**YOUR OBJECTIVE**.
Output every line exactly as written. Leave out pictures.

**DATA EXTRACT**.
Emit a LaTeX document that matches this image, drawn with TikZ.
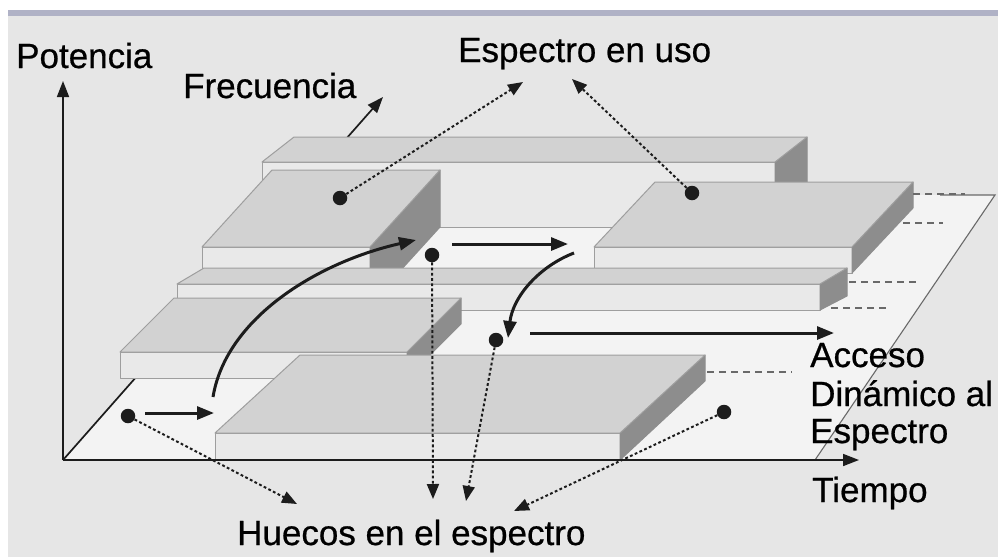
\documentclass[tikz,border=0pt]{standalone}
\usepackage{fontspec}
\setmainfont[FakeBold=0.6]{Liberation Sans}
\newfontfamily\lblfont[FakeBold=0.6]{Liberation Sans}
\usetikzlibrary{arrows.meta}
\definecolor{bgc}{RGB}{230,230,230}
\definecolor{bandc}{RGB}{176,178,198}
\definecolor{floorc}{RGB}{243,243,243}
\definecolor{topc}{RGB}{210,210,210}
\definecolor{frontc}{RGB}{233,233,233}
\definecolor{sidec}{RGB}{141,141,141}
\definecolor{edgec}{RGB}{158,158,158}
\definecolor{ink}{RGB}{28,28,28}
\definecolor{dashc}{RGB}{105,105,105}
\begin{document}
\begin{tikzpicture}[x=1pt,y=-1pt,
  topface/.style={fill=topc,draw=edgec,line width=1pt,line join=round},
  frontface/.style={fill=frontc,draw=edgec,line width=1pt,line join=round},
  sideface/.style={fill=sidec,draw=sidec,line width=1pt,line join=round},
  axisline/.style={draw=ink,line width=1.7pt,-{Triangle[length=16pt,width=12pt]}},
  movearrow/.style={draw=ink,line width=3pt,-{Triangle[length=17pt,width=13pt]}},
  pointer/.style={draw=ink,line width=2pt,dash pattern=on 2.8pt off 2.4pt,-{Triangle[length=15pt,width=12pt]}},
  guide/.style={draw=dashc,line width=2.4pt,dash pattern=on 7pt off 5pt},
  dotmark/.style={circle,fill=ink,inner sep=0pt,minimum size=14.5pt},
  lbl/.style={anchor=base west,inner sep=0pt,text=black,font=\lblfont\fontsize{35}{38}\selectfont}]
\useasboundingbox (0,0) rectangle (998,557);
% background
\fill[white] (0,0) rectangle (998,557);
\fill[bandc] (8,10) rectangle (998,16);
\fill[bgc] (8,16) rectangle (998,557);
% floor
\fill[floorc] (63,460) -- (815,460) -- (995,195) -- (297,195) -- cycle;
\draw[dashc,line width=1.1pt] (815,460) -- (995,195) -- (940,195);
% frequency axis
\coordinate (O) at (63,460);
\coordinate (ftip) at (383,97);
\draw[axisline] (O) -- (ftip);
% block A (back bar)
\filldraw[frontface] (262,162) -- (775,162) -- (775,227) -- (262,227) -- cycle;
\filldraw[sideface] (775,162) -- (807,137) -- (807,202) -- (775,227) -- cycle;
\filldraw[topface] (262,162) -- (775,162) -- (807,137) -- (294,137) -- cycle;
% block B
\filldraw[frontface] (202,247) -- (370,247) -- (370,304) -- (202,304) -- cycle;
\filldraw[sideface] (370,247) -- (440,170) -- (440,227) -- (370,304) -- cycle;
\filldraw[topface] (202,247) -- (370,247) -- (440,170) -- (272,170) -- cycle;
% block C
\filldraw[frontface] (594,247) -- (852,247) -- (852,273) -- (594,273) -- cycle;
\filldraw[sideface] (852,247) -- (913,182) -- (913,208) -- (852,273) -- cycle;
\filldraw[topface] (594,247) -- (852,247) -- (913,182) -- (655,182) -- cycle;
% bar T
\filldraw[frontface] (177,284) -- (820,284) -- (820,310) -- (177,310) -- cycle;
\filldraw[sideface] (820,284) -- (847,268) -- (847,296) -- (820,310) -- cycle;
\filldraw[topface] (177,284) -- (820,284) -- (847,268) -- (204,268) -- cycle;
% block D
\filldraw[frontface] (120,352) -- (407,352) -- (407,378) -- (120,378) -- cycle;
\filldraw[sideface] (407,352) -- (461,298) -- (461,324) -- (407,378) -- cycle;
\filldraw[topface] (120,352) -- (407,352) -- (461,298) -- (174,298) -- cycle;
% block E
\filldraw[frontface] (215,433) -- (620,433) -- (620,460) -- (215,460) -- cycle;
\filldraw[sideface] (620,433) -- (705,355) -- (705,381) -- (620,460) -- cycle;
\filldraw[topface] (215,433) -- (620,433) -- (705,355) -- (300,355) -- cycle;
% guide dashes
\coordinate (g1a) at (913,194); \coordinate (g1b) at (965,194);
\coordinate (g2a) at (903,223); \coordinate (g2b) at (943,223);
\coordinate (g3a) at (849,282); \coordinate (g3b) at (918,282);
\coordinate (g4a) at (831,308); \coordinate (g4b) at (888,308);
\coordinate (g5a) at (707,372); \coordinate (g5b) at (792,372);
\draw[guide] (g1a) -- (g1b);
\draw[guide] (g2a) -- (g2b);
\draw[guide] (g3a) -- (g3b);
\draw[guide] (g4a) -- (g4b);
\draw[guide] (g5a) -- (g5b);
% axes
\coordinate (ptip) at (63,81);
\coordinate (ttip) at (859,460);
\draw[axisline] (O) -- (ptip);
\draw[axisline] (O) -- (ttip);
% dots
\node[dotmark] (d1) at (340,198) {};
\node[dotmark] (d2) at (692,193) {};
\node[dotmark] (d3) at (432,255) {};
\node[dotmark] (d4) at (496,340) {};
\node[dotmark] (d5) at (128,416) {};
\node[dotmark] (d6) at (724,412) {};
% movement arrows
\coordinate (m1a) at (145,413); \coordinate (m1b) at (214,413);
\coordinate (m2a) at (213,397); \coordinate (m2b) at (416,240);
\coordinate (m3a) at (452,244); \coordinate (m3b) at (568,244);
\coordinate (m4a) at (574,253); \coordinate (m4b) at (508,338);
\coordinate (m5a) at (530,333); \coordinate (m5b) at (834,333);
\draw[movearrow] (m1a) -- (m1b);
\draw[movearrow] (m2a) .. controls (226,318) and (318,262) .. (m2b);
\draw[movearrow] (m3a) -- (m3b);
\draw[movearrow] (m4a) .. controls (540,266) and (513,296) .. (m4b);
\draw[movearrow] (m5a) -- (m5b);
% labels
\node[lbl] (pot) at (16,68) {Potencia};
\node[lbl] (freq) at (183,98) {Frecuencia};
\node[lbl] (esp) at (458,62) {Espectro en uso};
\node[lbl] (hue) at (237,545) {Huecos en el espectro};
\node[lbl] (tie) at (812,502) {Tiempo};
\node[lbl] (acc1) at (810,367) {Acceso};
\node[lbl] (acc2) at (810,406) {Dinámico al};
\node[lbl] (acc3) at (810,443) {Espectro};
% pointers
\coordinate (p1) at (523,82);
\coordinate (p2) at (572,79);
\coordinate (p3) at (433,499);
\coordinate (p4) at (466,501);
\coordinate (p5) at (297,504);
\coordinate (p6) at (514,511);
\draw[pointer] (d1) -- (p1);
\draw[pointer] (d2) -- (p2);
\draw[pointer] (d3) -- (p3);
\draw[pointer] (d4) -- (p4);
\draw[pointer] (d5) -- (p5);
\draw[pointer] (d6) -- (p6);
\end{tikzpicture}
\end{document}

**ANSWER TO THIS PROBLEM**.
Emit a LaTeX document that matches this image, drawn with TikZ.
\documentclass[tikz,border=0pt]{standalone}
\usepackage{fontspec}
\setmainfont[FakeBold=0.6]{Liberation Sans}
\newfontfamily\lblfont[FakeBold=0.6]{Liberation Sans}
\usetikzlibrary{arrows.meta}
\definecolor{bgc}{RGB}{230,230,230}
\definecolor{bandc}{RGB}{176,178,198}
\definecolor{floorc}{RGB}{243,243,243}
\definecolor{topc}{RGB}{210,210,210}
\definecolor{frontc}{RGB}{233,233,233}
\definecolor{sidec}{RGB}{141,141,141}
\definecolor{edgec}{RGB}{158,158,158}
\definecolor{ink}{RGB}{28,28,28}
\definecolor{dashc}{RGB}{105,105,105}
\begin{document}
\begin{tikzpicture}[x=1pt,y=-1pt,
  topface/.style={fill=topc,draw=edgec,line width=1pt,line join=round},
  frontface/.style={fill=frontc,draw=edgec,line width=1pt,line join=round},
  sideface/.style={fill=sidec,draw=sidec,line width=1pt,line join=round},
  axisline/.style={draw=ink,line width=1.7pt,-{Triangle[length=16pt,width=12pt]}},
  movearrow/.style={draw=ink,line width=3pt,-{Triangle[length=17pt,width=13pt]}},
  pointer/.style={draw=ink,line width=2pt,dash pattern=on 2.8pt off 2.4pt,-{Triangle[length=15pt,width=12pt]}},
  guide/.style={draw=dashc,line width=2.4pt,dash pattern=on 7pt off 5pt},
  dotmark/.style={circle,fill=ink,inner sep=0pt,minimum size=14.5pt},
  lbl/.style={anchor=base west,inner sep=0pt,text=black,font=\lblfont\fontsize{35}{38}\selectfont}]
\useasboundingbox (0,0) rectangle (998,557);
% background
\fill[white] (0,0) rectangle (998,557);
\fill[bandc] (8,10) rectangle (998,16);
\fill[bgc] (8,16) rectangle (998,557);
% floor
\fill[floorc] (63,460) -- (815,460) -- (995,195) -- (297,195) -- cycle;
\draw[dashc,line width=1.1pt] (815,460) -- (995,195) -- (940,195);
% frequency axis
\coordinate (O) at (63,460);
\coordinate (ftip) at (383,97);
\draw[axisline] (O) -- (ftip);
% block A (back bar)
\filldraw[frontface] (262,162) -- (775,162) -- (775,227) -- (262,227) -- cycle;
\filldraw[sideface] (775,162) -- (807,137) -- (807,202) -- (775,227) -- cycle;
\filldraw[topface] (262,162) -- (775,162) -- (807,137) -- (294,137) -- cycle;
% block B
\filldraw[frontface] (202,247) -- (370,247) -- (370,304) -- (202,304) -- cycle;
\filldraw[sideface] (370,247) -- (440,170) -- (440,227) -- (370,304) -- cycle;
\filldraw[topface] (202,247) -- (370,247) -- (440,170) -- (272,170) -- cycle;
% block C
\filldraw[frontface] (594,247) -- (852,247) -- (852,273) -- (594,273) -- cycle;
\filldraw[sideface] (852,247) -- (913,182) -- (913,208) -- (852,273) -- cycle;
\filldraw[topface] (594,247) -- (852,247) -- (913,182) -- (655,182) -- cycle;
% bar T
\filldraw[frontface] (177,284) -- (820,284) -- (820,310) -- (177,310) -- cycle;
\filldraw[sideface] (820,284) -- (847,268) -- (847,296) -- (820,310) -- cycle;
\filldraw[topface] (177,284) -- (820,284) -- (847,268) -- (204,268) -- cycle;
% block D
\filldraw[frontface] (120,352) -- (407,352) -- (407,378) -- (120,378) -- cycle;
\filldraw[sideface] (407,352) -- (461,298) -- (461,324) -- (407,378) -- cycle;
\filldraw[topface] (120,352) -- (407,352) -- (461,298) -- (174,298) -- cycle;
% block E
\filldraw[frontface] (215,433) -- (620,433) -- (620,460) -- (215,460) -- cycle;
\filldraw[sideface] (620,433) -- (705,355) -- (705,381) -- (620,460) -- cycle;
\filldraw[topface] (215,433) -- (620,433) -- (705,355) -- (300,355) -- cycle;
% guide dashes
\coordinate (g1a) at (913,194); \coordinate (g1b) at (965,194);
\coordinate (g2a) at (903,223); \coordinate (g2b) at (943,223);
\coordinate (g3a) at (849,282); \coordinate (g3b) at (918,282);
\coordinate (g4a) at (831,308); \coordinate (g4b) at (888,308);
\coordinate (g5a) at (707,372); \coordinate (g5b) at (792,372);
\draw[guide] (g1a) -- (g1b);
\draw[guide] (g2a) -- (g2b);
\draw[guide] (g3a) -- (g3b);
\draw[guide] (g4a) -- (g4b);
\draw[guide] (g5a) -- (g5b);
% axes
\coordinate (ptip) at (63,81);
\coordinate (ttip) at (859,460);
\draw[axisline] (O) -- (ptip);
\draw[axisline] (O) -- (ttip);
% dots
\node[dotmark] (d1) at (340,198) {};
\node[dotmark] (d2) at (692,193) {};
\node[dotmark] (d3) at (432,255) {};
\node[dotmark] (d4) at (496,340) {};
\node[dotmark] (d5) at (128,416) {};
\node[dotmark] (d6) at (724,412) {};
% movement arrows
\coordinate (m1a) at (145,413); \coordinate (m1b) at (214,413);
\coordinate (m2a) at (213,397); \coordinate (m2b) at (416,240);
\coordinate (m3a) at (452,244); \coordinate (m3b) at (568,244);
\coordinate (m4a) at (574,253); \coordinate (m4b) at (508,338);
\coordinate (m5a) at (530,333); \coordinate (m5b) at (834,333);
\draw[movearrow] (m1a) -- (m1b);
\draw[movearrow] (m2a) .. controls (226,318) and (318,262) .. (m2b);
\draw[movearrow] (m3a) -- (m3b);
\draw[movearrow] (m4a) .. controls (540,266) and (513,296) .. (m4b);
\draw[movearrow] (m5a) -- (m5b);
% labels
\node[lbl] (pot) at (16,68) {Potencia};
\node[lbl] (freq) at (183,98) {Frecuencia};
\node[lbl] (esp) at (458,62) {Espectro en uso};
\node[lbl] (hue) at (237,545) {Huecos en el espectro};
\node[lbl] (tie) at (812,502) {Tiempo};
\node[lbl] (acc1) at (810,367) {Acceso};
\node[lbl] (acc2) at (810,406) {Dinámico al};
\node[lbl] (acc3) at (810,443) {Espectro};
% pointers
\coordinate (p1) at (523,82);
\coordinate (p2) at (572,79);
\coordinate (p3) at (433,499);
\coordinate (p4) at (466,501);
\coordinate (p5) at (297,504);
\coordinate (p6) at (514,511);
\draw[pointer] (d1) -- (p1);
\draw[pointer] (d2) -- (p2);
\draw[pointer] (d3) -- (p3);
\draw[pointer] (d4) -- (p4);
\draw[pointer] (d5) -- (p5);
\draw[pointer] (d6) -- (p6);
\end{tikzpicture}
\end{document}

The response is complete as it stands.